The deal with Boeing generated a lot of attention in the world. I was invited to speak at the main radio channel in France. And Boeing, a strong competitor of the French Airbus, bought half pages, during one full week, of the most important national newspapers to advertise “Boeing is more French than ever!”
In the early 80’s, we had a very poor knowledge of the automotive industry. We did not know enough about their internal processes to sell anything else than function and features in 3D. Luckily, Honda, Mercedes and BMW had set up internal teams to study the values of 3D and the ways to implement it. Working with these teams, they learned the value of 3D from us and we learned about their internal processes of body design, a domain where the automotive industry could use CATIA nearly “as is”. As we progressively built confidence, they started to deploy CATIA in body design and we influenced the CATIA development plan to be more competitive in this domain. Later we extended our partnership to progressively address all the automotive processes. The benefits have been incredible, reducing the cycle time to produce a new car, from 1980 to 2000, by a factor 10.

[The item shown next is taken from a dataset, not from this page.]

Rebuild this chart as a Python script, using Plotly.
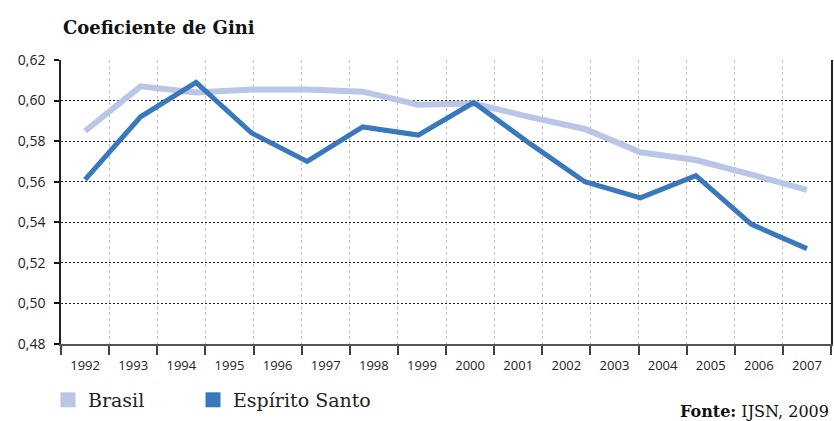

This was the step by step approach that we used to progressively address all the other industries such as consumer goods, machinery and shipbuilding. Even IBM became a customer in the mid 80’s and deployed CATIA in its engineering and manufacturing plants.
Progressively, CATIA became the de facto standard in the aerospace industry, and by far the leader in the automotive and the other industries. Since 1995 we have been number one in our market.
CATIA evolved not only to add features needed to address all the industry markets, but also to benefit from the new hardware and software platforms: from the mainframes to the UNIX based workstations in the late 80’s, then from the workstations to the PCs with Windows in the late 90’s. And now the internet again extends the potential. Most of our competitors in 1980 disappeared, either because they did not implement the 3D business transformation, such as CADAM that we acquired in 1992, either because they choose to keep their own proprietary hardware platform, like Computer Vision, when the market requested standard platforms.